I am thinking about joining a collective group of young people, artists, and friends.

I feel alone on the internet.
I want to make new friends on the internet.
I want to find people who are accepting of 'who I am on the internet', and maybe eventually have them accept 'who I am in real life.'

[I hope that when u read HIPSTER RUNOFF, it is in the same earnest tone as the Vlog Candy vlogcrew.]
Lately, I've been thinking a lot about personal branding and the internet. What can I do to network and extend my brand? I want to be more than just a blogger/youtube/myspacer/facebook page/blog commenter.

I am thinking about joining a collective group of young people, artists, and friends who have come together to communicate, to try and have some fun, to get creative and challenge eachother, to get into the world and to try new things. I think we'll really change the world. Even if it is on a small scale, if we make a few people laugh/think, it will all be worth it.

Fortunately, my parents recently purchased a video camera which they do not use, a community iMac for our living room, and a pair of scissors for me 2 style my own bangs. This will be an important project, and I will grow closer to my friends/internet acquaintances.

We will learn more about ourselves and art and the world and reality. We will communicate [via vlog].
I want to be part of something different.
I want to be part of something fun.
I want to be part of something sweet.
I want to nourish myself on Vlog Candy.

Did yall hear that they are replacing 'The Real World: Brooklyn' with the cast of the youtube series Vlog Candy? Is vlogging 'the master art'? Should I get some swoopy alt bangs?
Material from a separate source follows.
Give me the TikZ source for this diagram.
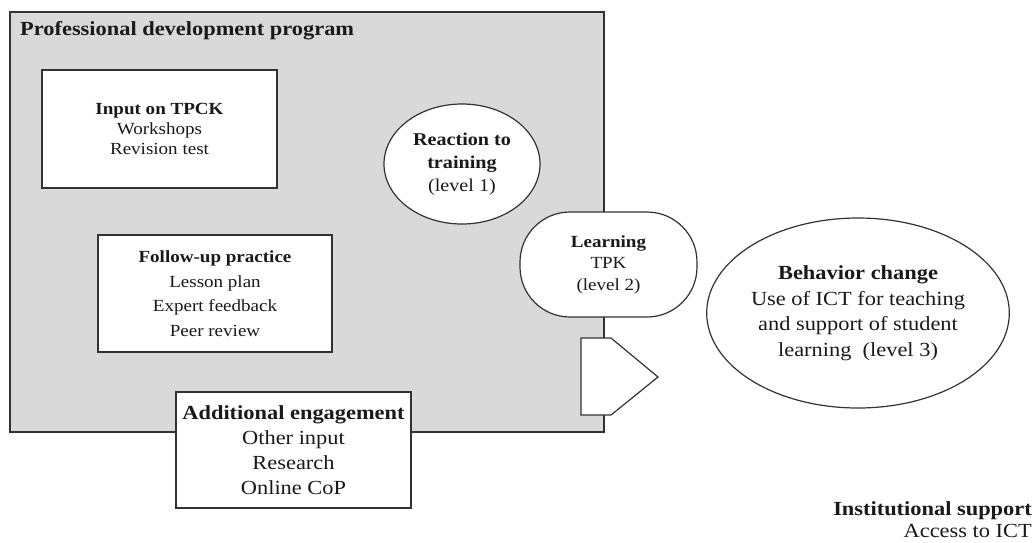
\documentclass[tikz,border=0pt]{standalone}
\usepackage{fontspec}
\setmainfont{Liberation Serif}[FakeStretch=1.12]
\usetikzlibrary{shapes.geometric}
\definecolor{pdgray}{RGB}{217,217,217}
\definecolor{edge}{RGB}{50,50,50}
\definecolor{ink}{RGB}{25,25,25}
\begin{document}
\begin{tikzpicture}[x=1pt,y=-1pt,
  box/.style={draw=edge, line width=1.4pt, fill=white, rectangle, inner sep=0pt, align=center, text=ink},
  oval/.style={draw=edge, line width=1.2pt, fill=white, ellipse, inner sep=0pt, align=center, text=ink},
  ]
\useasboundingbox (0,0) rectangle (1035,542);
% programme frame
\node[draw=edge, line width=1.6pt, fill=pdgray, minimum width=594pt, minimum height=420pt, inner sep=0pt] (pdp) at (307,222) {};
\node[anchor=west, inner sep=0pt, text=ink, font=\fontsize{20}{24}\selectfont\bfseries] (title) at (20,31) {Professional development program};
% boxes
\node[box, minimum width=235pt, minimum height=118pt, font=\fontsize{17}{20}\selectfont] (input) at (159.5,129) {\textbf{Input on TPCK}\\Workshops\\Revision test};
\node[box, minimum width=234pt, minimum height=117pt, font=\fontsize{17}{24.5}\selectfont] (follow) at (215,293.5) {\textbf{Follow-up practice}\\Lesson plan\\Expert feedback\\Peer review};
\node[box, minimum width=235pt, minimum height=116pt, font=\fontsize{20}{25}\selectfont] (add) at (293.5,450) {\textbf{Additional engagement}\\Other input\\Research\\Online CoP};
% ovals
\node[oval, minimum width=156pt, minimum height=120pt, font=\fontsize{18}{23}\selectfont] (react) at (462,164) {\textbf{Reaction to}\\\textbf{training}\\(level 1)};
\node[draw=edge, line width=1.2pt, fill=white, rectangle, rounded corners=50pt, inner sep=0pt, align=center, text=ink, minimum width=177pt, minimum height=105pt, font=\fontsize{17}{21.5}\selectfont] (learn) at (608.5,264.5) {\textbf{Learning}\\TPK\\(level 2)};
\node[oval, minimum width=277pt, minimum height=190pt, font=\fontsize{20}{25.5}\selectfont] (behav) at (858,313) {\textbf{Behavior change}\\Use of ICT for teaching\\and support of student\\learning\ \ (level 3)};
% pentagon arrow
\draw[draw=edge, line width=1.2pt, fill=white] (581,338) -- (611,338) -- (658,377) -- (611,415) -- (581,415) -- cycle;
% institutional support
\node[anchor=east, inner sep=0pt, align=right, text=ink, font=\fontsize{20}{22}\selectfont] (inst) at (1032,520) {\textbf{Institutional support}\\Access to ICT};
\end{tikzpicture}
\end{document}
Should I find a therapist who specializes in 'Barely Legal Teens who had a misguided vision of what life/meaning/authenticity/art was all about during their tweenhood, and are having a hard time adjusting to the modern world'? I'm having a hard time growing up, yall. Not sure if I will make it through the whole semester at my alt design school if I still think things can be meaningful, but every1 else is 'being all absurd and escapist [via substance abuse+self-destruction].'

Help.
/// My Personal Brand is stuck in 2k_.